Hollywood star Scarlett Johansson has said she was left “shocked” and “angered” after OpenAI launched a chatbot with an “eerily similar” voice to her own.
The actress said she had previously turned down an approach by the company to voice its new chatbot, which reads text aloud to users.
When the new model, called Sky, debuted last week commentators were quick to draw comparisons between the chatbot’s tone and Johansson’s in the 2013 film Her.
OpenAI said on Monday that it would remove the voice, but insisted that it was not meant to be an “imitation” of the star.
However, Johansson accused the company, and its founder Sam Altman, of deliberately copying her voice, in a statement released on Monday evening.
The actress, who has been nominated for two academy awards, said she had been initially approached by Mr Altman about voicing the new chatbot in September.
But she eventually rejected the offer for personal reasons, she said.
Two days before the Sky chatbot was released, she added, Mr Altman contacted her agent, urging Johansson to reconsider her initial refusal to co-operate with the company.

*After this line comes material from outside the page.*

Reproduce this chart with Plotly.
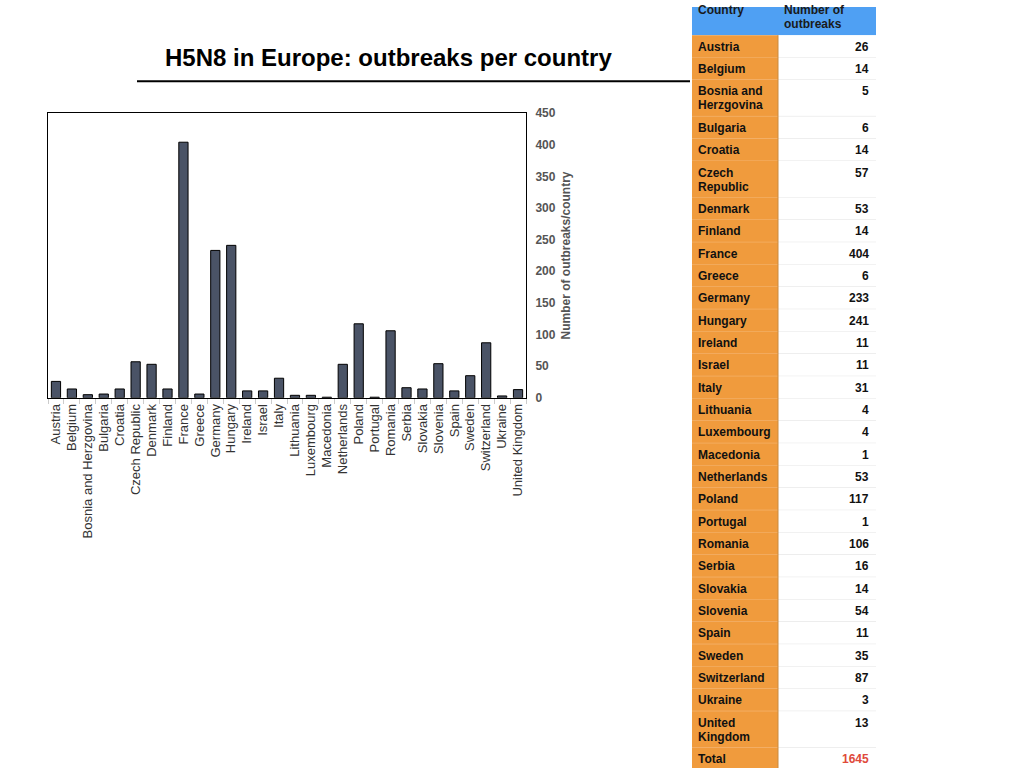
import plotly.graph_objects as go

countries = ["Austria", "Belgium", "Bosnia and Herzgovina", "Bulgaria", "Croatia",
             "Czech Republic", "Denmark", "Finland", "France", "Greece", "Germany",
             "Hungary", "Ireland", "Israel", "Italy", "Lithuania", "Luxembourg",
             "Macedonia", "Netherlands", "Poland", "Portugal", "Romania", "Serbia",
             "Slovakia", "Slovenia", "Spain", "Sweden", "Switzerland", "Ukraine",
             "United Kingdom"]
outbreaks = [26, 14, 5, 6, 14, 57, 53, 14, 404, 6, 233, 241, 11, 11, 31, 4, 4, 1,
             53, 117, 1, 106, 16, 14, 54, 11, 35, 87, 3, 13]
table_labels = ["Austria", "Belgium", "Bosnia and<br>Herzgovina", "Bulgaria", "Croatia",
                "Czech<br>Republic", "Denmark", "Finland", "France", "Greece", "Germany",
                "Hungary", "Ireland", "Israel", "Italy", "Lithuania", "Luxembourg",
                "Macedonia", "Netherlands", "Poland", "Portugal", "Romania", "Serbia",
                "Slovakia", "Slovenia", "Spain", "Sweden", "Switzerland", "Ukraine",
                "United<br>Kingdom"]
header_labels = ["Country", "Number of<br>outbreaks"]
total_label = "Total"
y_ticks = [0, 50, 100, 150, 200, 250, 300, 350, 400, 450]
title_text = "H5N8 in Europe: outbreaks per country"
y_title = "Number of outbreaks/country"

W, H = 1024, 782
FONT = "Liberation Sans, Arial, Helvetica, sans-serif"

# vertical calibration of the rendered page (screen = OFF + SC * layout px)
OFF, SC = 5.8, 0.983


def py(v):
    """paper y for a target screen y (px from top)"""
    return 1 - ((v - OFF) / SC) / H


TX0, TX1 = 692, 876
COL1_W = 86
TW = TX1 - TX0
HEADER_H = 34
ROW_H1 = 22.35
ROW_H2 = 36.6
LINE_STEP = 14
FIRST_LINE = 11.5
ORANGE = "#f09b3d"
BLUE = "#4fa0f3"

total = sum(outbreaks)
rows_left = table_labels + [total_label]
rows_right = [str(v) for v in outbreaks] + [str(total)]
right_colors = ["#111111"] * len(outbreaks) + ["#e04a3a"]

fig = go.Figure()

fig.add_trace(go.Bar(
    x=countries, y=outbreaks,
    marker=dict(color="#4a5366", line=dict(color="#000000", width=1)),
    xaxis="x", yaxis="y", showlegend=False, hoverinfo="x+y",
))

shapes = []
annotations = []

annotations.append(dict(
    text="<b>" + title_text + "</b>",
    x=388 / W, y=py(56), xref="paper", yref="paper",
    xanchor="center", yanchor="middle", showarrow=False,
    font=dict(family=FONT, size=24, color="#000000"),
))
shapes.append(dict(
    type="line", xref="paper", yref="paper",
    x0=137 / W, x1=690 / W, y0=py(80), y1=py(80),
    line=dict(color="#000000", width=2),
))


def cell_text(txt, x, y0, anchor, color, first):
    for i, part in enumerate(txt.split("<br>")):
        annotations.append(dict(
            text="<b>" + part + "</b>", x=x, y=y0 + first + i * LINE_STEP,
            xref="x2", yref="y2", xanchor=anchor, yanchor="middle",
            showarrow=False, font=dict(family=FONT, size=12, color=color),
        ))


shapes.append(dict(type="rect", xref="x2", yref="y2", x0=0, x1=TW, y0=-10, y1=HEADER_H,
                   fillcolor=BLUE, line=dict(width=0), layer="below"))
cell_text(header_labels[0], 4, 0, "left", "#1a1a1a", 9)
cell_text(header_labels[1], COL1_W + 4, 0, "left", "#1a1a1a", 9)

y = HEADER_H
for lab, val, col in zip(rows_left, rows_right, right_colors):
    h = ROW_H2 if "<br>" in lab else ROW_H1
    shapes.append(dict(type="rect", xref="x2", yref="y2", x0=0, x1=COL1_W, y0=y, y1=y + h,
                       fillcolor=ORANGE, line=dict(width=0), layer="below"))
    shapes.append(dict(type="rect", xref="x2", yref="y2", x0=COL1_W, x1=TW, y0=y, y1=y + h,
                       fillcolor="#ffffff", line=dict(width=0), layer="below"))
    shapes.append(dict(type="line", xref="x2", yref="y2", x0=0, x1=COL1_W, y0=y + h, y1=y + h,
                       line=dict(color="#f4b676", width=1), layer="below"))
    shapes.append(dict(type="line", xref="x2", yref="y2", x0=COL1_W, x1=TW, y0=y + h, y1=y + h,
                       line=dict(color="#e2e2e2", width=1), layer="below"))
    cell_text(lab, 4, y, "left", "#111111", FIRST_LINE)
    cell_text(val, TW - 5, y, "right", col, FIRST_LINE)
    y += h

shapes.append(dict(type="line", xref="x2", yref="y2", x0=COL1_W, x1=COL1_W, y0=HEADER_H, y1=y,
                   line=dict(color="#c98a40", width=1), layer="below"))

fig.update_layout(
    width=W, height=H,
    margin=dict(l=0, r=0, t=0, b=0),
    paper_bgcolor="white", plot_bgcolor="white",
    font=dict(family=FONT, size=12, color="#333333"),
    bargap=0.42,
    showlegend=False,
    xaxis=dict(
        domain=[48 / W, 526 / W],
        tickangle=-90, tickmode="array", tickvals=countries, ticktext=countries,
        showline=True, linecolor="#000000", linewidth=1, mirror=True,
        ticks="outside", tickson="boundaries", ticklen=5, tickcolor="#cccccc",
        tickfont=dict(family=FONT, size=13, color="#333333"),
        showgrid=False, fixedrange=True,
    ),
    yaxis=dict(
        domain=[py(397), py(112)],
        side="right",
        range=[0, 450],
        tickvals=y_ticks,
        showline=True, linecolor="#000000", linewidth=1, mirror=True,
        showgrid=False, zeroline=False,
        ticks="", ticklabelstandoff=6,
        tickfont=dict(family=FONT, size=12, color="#555555", weight="bold"),
        title=dict(text=y_title, standoff=6,
                   font=dict(family=FONT, size=12, color="#555555", weight="bold")),
        fixedrange=True,
    ),
    xaxis2=dict(domain=[TX0 / W, TX1 / W], range=[0, TW], visible=False,
                fixedrange=True, anchor="y2"),
    yaxis2=dict(domain=[0, 1], range=[OFF + SC * H, OFF], visible=False,
                fixedrange=True, anchor="x2"),
    annotations=annotations,
    shapes=shapes,
)

fig.write_html("out.html", config={"displayModeBar": False},
               post_script="document.body.style.margin='0';")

Adding that she had been forced to hire lawyers, the actress said she had sent two legal letters to the company, to establish how the voice had been made.

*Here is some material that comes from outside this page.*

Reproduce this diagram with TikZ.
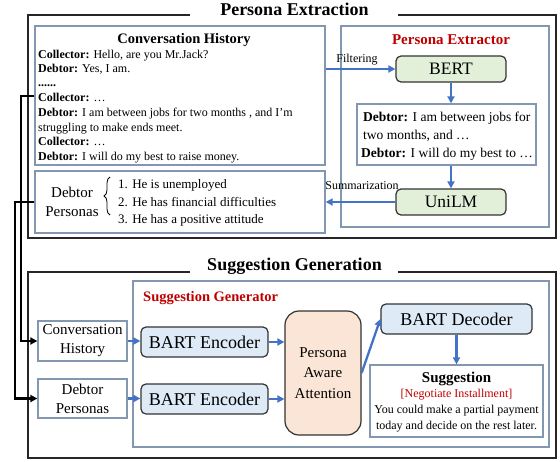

Separately, the firm said it was “working to pause” the voice while it addressed questions about how it was chosen in a post on X, formerly Twitter.
In its blog post, OpenAI said the five voices used by its chatbot had been sampled from voice actors it partnered with.
Johansson’s legal threats come as the company faces several impending lawsuits.
In December, the New York Times said it planned to launch a lawsuit against the corporation over allegations that it had used “millions” of articles published by the media organisation to train its ChatGPT AI model.